═════ Extracted data

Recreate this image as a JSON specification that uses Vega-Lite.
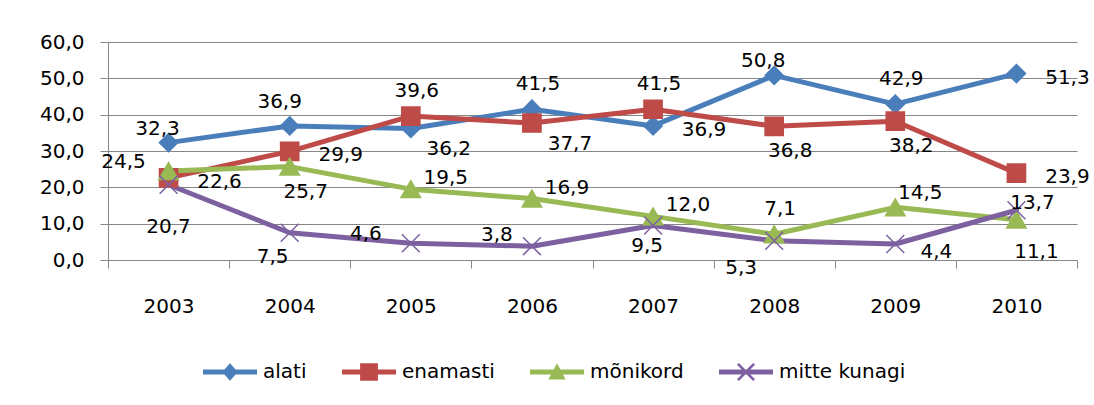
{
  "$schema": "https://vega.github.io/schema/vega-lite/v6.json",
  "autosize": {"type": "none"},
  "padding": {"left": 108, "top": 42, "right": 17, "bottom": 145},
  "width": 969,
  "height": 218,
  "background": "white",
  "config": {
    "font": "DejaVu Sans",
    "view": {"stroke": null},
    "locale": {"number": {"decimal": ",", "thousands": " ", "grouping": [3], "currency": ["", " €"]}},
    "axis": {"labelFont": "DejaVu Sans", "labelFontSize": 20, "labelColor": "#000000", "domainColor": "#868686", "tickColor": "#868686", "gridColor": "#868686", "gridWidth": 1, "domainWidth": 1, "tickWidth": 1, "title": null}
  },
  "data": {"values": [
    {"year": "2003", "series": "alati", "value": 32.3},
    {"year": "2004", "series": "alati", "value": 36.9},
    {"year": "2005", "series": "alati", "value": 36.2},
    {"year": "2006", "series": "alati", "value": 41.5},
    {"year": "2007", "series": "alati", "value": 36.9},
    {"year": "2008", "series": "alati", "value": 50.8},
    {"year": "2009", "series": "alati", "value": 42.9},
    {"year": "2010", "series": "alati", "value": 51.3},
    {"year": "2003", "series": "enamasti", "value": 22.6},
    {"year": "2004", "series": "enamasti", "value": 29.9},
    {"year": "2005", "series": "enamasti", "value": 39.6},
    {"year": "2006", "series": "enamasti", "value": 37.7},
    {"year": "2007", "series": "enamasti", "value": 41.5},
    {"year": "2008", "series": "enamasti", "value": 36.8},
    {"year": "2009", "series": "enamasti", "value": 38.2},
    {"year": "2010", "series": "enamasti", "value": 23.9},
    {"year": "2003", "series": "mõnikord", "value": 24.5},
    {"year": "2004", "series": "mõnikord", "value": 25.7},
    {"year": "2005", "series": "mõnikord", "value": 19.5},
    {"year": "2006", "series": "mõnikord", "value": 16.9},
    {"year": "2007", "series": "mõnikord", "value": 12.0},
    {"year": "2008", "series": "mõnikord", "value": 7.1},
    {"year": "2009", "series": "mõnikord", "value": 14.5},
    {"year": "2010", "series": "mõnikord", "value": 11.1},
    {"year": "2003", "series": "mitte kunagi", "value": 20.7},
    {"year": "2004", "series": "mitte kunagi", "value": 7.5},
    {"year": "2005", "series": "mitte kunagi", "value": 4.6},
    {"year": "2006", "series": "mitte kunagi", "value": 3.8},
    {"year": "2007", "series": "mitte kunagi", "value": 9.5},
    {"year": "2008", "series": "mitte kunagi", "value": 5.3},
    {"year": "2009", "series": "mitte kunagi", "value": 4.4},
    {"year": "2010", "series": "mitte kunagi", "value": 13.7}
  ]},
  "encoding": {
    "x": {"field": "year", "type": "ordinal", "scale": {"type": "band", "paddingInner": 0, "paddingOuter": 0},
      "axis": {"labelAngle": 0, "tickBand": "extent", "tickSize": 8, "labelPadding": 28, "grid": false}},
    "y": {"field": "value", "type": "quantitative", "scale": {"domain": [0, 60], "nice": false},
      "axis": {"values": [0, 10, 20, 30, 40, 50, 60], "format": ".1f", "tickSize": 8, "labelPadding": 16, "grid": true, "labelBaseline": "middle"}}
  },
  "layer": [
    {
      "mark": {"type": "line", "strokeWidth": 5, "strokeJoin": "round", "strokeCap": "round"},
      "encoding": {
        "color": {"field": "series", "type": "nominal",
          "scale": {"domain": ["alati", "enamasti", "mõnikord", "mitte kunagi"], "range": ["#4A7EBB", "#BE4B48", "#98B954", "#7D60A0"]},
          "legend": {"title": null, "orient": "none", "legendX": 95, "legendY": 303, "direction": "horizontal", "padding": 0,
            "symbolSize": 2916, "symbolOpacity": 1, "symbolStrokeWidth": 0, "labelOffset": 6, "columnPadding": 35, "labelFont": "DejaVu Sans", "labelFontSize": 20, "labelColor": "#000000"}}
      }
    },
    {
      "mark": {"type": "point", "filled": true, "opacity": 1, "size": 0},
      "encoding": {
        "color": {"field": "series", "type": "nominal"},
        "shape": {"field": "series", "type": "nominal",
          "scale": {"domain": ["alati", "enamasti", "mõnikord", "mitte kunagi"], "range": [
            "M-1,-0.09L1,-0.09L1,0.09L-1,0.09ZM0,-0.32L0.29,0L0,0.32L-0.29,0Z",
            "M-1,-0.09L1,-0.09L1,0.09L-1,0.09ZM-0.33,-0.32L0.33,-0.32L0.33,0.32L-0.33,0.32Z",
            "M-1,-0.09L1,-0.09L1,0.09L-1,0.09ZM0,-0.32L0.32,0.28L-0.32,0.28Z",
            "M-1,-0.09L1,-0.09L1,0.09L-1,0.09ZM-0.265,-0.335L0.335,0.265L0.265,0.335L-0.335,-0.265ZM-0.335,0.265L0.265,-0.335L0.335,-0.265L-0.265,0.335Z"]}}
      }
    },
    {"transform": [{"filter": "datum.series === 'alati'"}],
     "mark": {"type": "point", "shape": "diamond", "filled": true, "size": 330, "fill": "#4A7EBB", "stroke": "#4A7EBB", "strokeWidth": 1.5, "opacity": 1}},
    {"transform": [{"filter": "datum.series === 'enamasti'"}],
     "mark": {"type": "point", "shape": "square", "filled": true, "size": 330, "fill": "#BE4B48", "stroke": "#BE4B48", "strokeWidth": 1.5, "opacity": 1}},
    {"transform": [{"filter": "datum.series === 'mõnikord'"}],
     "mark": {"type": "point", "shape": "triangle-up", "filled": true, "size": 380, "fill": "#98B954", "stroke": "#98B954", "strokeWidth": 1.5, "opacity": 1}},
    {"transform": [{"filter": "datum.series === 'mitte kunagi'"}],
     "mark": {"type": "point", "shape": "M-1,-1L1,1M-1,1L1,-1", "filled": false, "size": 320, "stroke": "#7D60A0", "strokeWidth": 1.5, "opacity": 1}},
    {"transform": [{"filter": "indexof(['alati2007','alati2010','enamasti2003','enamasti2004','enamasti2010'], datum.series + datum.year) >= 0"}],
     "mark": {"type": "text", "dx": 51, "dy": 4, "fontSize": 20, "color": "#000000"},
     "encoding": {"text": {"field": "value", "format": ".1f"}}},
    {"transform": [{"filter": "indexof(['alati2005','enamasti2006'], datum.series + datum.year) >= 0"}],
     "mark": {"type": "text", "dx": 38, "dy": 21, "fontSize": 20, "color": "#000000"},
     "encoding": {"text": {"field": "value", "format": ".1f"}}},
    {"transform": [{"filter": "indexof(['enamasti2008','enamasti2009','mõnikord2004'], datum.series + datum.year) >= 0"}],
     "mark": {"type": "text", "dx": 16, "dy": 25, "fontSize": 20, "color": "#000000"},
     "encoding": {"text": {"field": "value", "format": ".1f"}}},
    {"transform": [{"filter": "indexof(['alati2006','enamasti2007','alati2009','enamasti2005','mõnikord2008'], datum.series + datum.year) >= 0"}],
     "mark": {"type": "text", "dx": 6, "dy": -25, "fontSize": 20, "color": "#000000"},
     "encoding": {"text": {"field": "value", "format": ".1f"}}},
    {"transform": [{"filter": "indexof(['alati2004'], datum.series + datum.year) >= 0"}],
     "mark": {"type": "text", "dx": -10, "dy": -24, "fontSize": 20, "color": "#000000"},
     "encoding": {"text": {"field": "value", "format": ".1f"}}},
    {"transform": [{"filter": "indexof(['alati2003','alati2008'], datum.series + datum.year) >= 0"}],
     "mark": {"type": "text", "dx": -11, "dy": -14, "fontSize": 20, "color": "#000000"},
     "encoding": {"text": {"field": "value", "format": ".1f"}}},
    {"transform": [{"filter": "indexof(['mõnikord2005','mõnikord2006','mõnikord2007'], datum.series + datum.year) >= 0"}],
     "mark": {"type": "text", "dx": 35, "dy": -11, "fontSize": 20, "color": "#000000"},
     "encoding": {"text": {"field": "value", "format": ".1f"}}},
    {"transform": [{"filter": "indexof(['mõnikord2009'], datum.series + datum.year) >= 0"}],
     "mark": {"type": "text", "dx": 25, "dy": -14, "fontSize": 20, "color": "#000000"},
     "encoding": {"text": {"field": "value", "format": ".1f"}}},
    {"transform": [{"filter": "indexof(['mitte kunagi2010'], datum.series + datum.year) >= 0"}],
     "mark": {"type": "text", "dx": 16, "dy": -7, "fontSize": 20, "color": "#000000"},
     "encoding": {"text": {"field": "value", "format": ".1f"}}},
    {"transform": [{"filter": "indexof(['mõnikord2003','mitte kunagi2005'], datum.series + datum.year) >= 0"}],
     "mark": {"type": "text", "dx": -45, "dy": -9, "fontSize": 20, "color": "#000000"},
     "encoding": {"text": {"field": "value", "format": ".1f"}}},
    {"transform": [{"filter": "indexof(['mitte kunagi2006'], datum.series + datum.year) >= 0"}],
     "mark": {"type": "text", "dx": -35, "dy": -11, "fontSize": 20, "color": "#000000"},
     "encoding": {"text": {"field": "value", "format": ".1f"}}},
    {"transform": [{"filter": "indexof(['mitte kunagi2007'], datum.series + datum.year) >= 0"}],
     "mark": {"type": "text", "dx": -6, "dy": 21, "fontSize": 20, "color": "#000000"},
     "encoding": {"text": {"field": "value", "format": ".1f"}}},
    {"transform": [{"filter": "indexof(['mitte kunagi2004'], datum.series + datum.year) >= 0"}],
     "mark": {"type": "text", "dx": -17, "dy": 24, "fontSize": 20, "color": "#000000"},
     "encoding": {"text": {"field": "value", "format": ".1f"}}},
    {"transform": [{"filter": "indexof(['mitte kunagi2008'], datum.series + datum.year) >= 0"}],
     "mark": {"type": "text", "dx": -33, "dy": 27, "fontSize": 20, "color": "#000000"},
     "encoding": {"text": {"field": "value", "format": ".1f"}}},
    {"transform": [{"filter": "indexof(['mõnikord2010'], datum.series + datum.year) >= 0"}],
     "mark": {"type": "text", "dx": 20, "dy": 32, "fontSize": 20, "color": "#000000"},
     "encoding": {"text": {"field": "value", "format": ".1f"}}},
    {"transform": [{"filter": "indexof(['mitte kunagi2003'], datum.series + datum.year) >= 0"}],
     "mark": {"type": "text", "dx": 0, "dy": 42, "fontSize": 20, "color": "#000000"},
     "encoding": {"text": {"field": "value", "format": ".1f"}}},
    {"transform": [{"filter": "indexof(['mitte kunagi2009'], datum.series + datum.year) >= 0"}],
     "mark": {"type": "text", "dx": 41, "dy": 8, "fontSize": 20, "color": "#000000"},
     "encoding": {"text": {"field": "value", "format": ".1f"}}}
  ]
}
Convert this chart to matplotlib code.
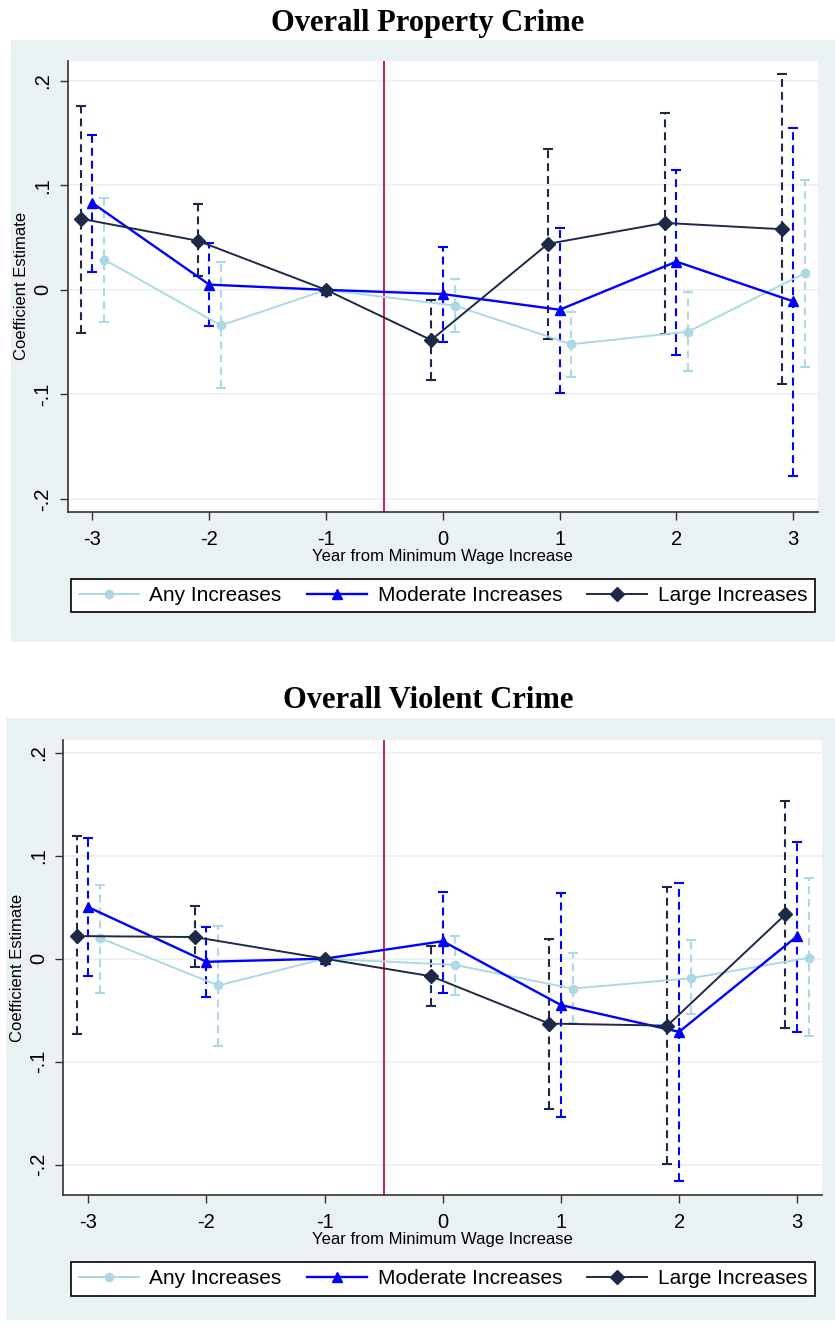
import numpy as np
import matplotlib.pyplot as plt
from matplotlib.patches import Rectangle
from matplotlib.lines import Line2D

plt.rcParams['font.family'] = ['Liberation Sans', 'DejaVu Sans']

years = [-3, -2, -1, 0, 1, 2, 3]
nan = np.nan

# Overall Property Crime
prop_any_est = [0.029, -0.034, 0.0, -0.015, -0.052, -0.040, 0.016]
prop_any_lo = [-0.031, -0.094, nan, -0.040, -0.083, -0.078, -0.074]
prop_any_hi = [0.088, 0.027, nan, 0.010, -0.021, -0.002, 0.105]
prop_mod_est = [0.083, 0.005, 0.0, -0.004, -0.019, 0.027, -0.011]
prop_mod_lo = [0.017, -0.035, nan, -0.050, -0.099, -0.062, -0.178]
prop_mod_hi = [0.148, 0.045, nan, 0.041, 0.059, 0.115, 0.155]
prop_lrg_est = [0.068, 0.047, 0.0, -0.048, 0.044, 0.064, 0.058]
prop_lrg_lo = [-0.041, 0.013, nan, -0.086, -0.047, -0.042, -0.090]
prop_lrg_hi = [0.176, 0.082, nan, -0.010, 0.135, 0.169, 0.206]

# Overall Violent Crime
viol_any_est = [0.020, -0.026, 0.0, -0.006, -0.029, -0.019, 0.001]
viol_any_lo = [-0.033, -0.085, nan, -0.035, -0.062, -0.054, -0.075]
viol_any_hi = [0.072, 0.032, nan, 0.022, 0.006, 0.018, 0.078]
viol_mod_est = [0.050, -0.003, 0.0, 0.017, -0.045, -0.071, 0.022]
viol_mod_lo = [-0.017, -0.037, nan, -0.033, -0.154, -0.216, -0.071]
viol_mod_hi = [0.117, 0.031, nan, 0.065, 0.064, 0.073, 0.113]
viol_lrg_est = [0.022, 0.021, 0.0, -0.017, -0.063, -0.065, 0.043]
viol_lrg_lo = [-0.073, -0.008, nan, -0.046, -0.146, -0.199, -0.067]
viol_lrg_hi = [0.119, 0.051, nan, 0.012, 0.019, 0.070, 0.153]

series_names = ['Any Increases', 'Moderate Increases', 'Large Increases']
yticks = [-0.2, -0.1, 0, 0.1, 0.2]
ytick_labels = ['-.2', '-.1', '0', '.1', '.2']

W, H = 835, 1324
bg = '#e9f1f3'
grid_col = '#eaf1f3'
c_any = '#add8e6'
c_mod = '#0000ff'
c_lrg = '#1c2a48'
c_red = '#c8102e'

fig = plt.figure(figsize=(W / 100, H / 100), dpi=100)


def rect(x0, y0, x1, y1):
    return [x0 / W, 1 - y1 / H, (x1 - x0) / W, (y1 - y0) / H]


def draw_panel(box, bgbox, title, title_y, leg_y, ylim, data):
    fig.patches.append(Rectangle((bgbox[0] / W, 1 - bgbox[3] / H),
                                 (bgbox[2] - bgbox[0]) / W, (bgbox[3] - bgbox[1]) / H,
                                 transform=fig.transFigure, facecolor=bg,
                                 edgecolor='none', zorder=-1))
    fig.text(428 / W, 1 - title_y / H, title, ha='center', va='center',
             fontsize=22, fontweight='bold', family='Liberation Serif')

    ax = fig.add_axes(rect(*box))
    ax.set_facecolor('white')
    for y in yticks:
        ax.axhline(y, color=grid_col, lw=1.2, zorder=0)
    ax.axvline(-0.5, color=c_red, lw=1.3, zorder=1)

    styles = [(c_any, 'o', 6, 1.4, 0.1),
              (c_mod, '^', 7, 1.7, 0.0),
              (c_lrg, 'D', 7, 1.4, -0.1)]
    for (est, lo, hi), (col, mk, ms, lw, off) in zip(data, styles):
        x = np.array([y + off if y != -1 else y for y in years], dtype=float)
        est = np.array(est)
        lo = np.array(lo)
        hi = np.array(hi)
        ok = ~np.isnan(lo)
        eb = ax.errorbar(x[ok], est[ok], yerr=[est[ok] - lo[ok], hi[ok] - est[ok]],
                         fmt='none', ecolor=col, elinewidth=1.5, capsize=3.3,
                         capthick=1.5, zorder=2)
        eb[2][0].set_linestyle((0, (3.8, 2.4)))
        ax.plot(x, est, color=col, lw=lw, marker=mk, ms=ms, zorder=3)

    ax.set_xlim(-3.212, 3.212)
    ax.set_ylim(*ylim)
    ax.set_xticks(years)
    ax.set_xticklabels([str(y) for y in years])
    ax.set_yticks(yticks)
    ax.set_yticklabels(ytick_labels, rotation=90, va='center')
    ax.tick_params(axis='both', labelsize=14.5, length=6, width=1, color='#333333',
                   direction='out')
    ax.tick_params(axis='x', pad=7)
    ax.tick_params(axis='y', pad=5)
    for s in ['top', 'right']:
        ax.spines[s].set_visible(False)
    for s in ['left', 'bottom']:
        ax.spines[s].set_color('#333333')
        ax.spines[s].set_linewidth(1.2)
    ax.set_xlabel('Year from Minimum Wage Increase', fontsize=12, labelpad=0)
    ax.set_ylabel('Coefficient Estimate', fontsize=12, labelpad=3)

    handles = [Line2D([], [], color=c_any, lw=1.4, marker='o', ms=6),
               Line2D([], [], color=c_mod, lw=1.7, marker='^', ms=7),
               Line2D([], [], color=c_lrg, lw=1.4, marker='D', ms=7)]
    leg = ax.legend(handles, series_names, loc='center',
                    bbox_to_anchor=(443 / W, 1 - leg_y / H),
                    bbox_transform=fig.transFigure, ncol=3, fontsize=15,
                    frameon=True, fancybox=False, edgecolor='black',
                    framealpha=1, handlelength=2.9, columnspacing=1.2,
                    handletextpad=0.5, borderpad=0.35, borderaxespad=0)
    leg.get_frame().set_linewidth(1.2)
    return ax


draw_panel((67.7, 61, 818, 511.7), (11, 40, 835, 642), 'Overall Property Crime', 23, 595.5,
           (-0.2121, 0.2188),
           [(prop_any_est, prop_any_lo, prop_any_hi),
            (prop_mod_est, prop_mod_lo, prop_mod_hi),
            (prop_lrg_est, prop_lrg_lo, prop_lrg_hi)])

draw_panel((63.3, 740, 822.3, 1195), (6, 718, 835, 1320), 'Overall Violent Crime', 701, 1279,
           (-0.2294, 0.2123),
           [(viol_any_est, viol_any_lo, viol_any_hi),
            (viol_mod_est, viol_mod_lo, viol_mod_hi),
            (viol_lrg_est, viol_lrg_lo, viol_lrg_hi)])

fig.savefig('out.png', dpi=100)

══════════

> Work instructions
Look through the entries above; copy every line holding the string "matplotlib".

> Finished exercise
Convert this chart to matplotlib code.
import matplotlib.pyplot as plt
from matplotlib.patches import Rectangle
from matplotlib.lines import Line2D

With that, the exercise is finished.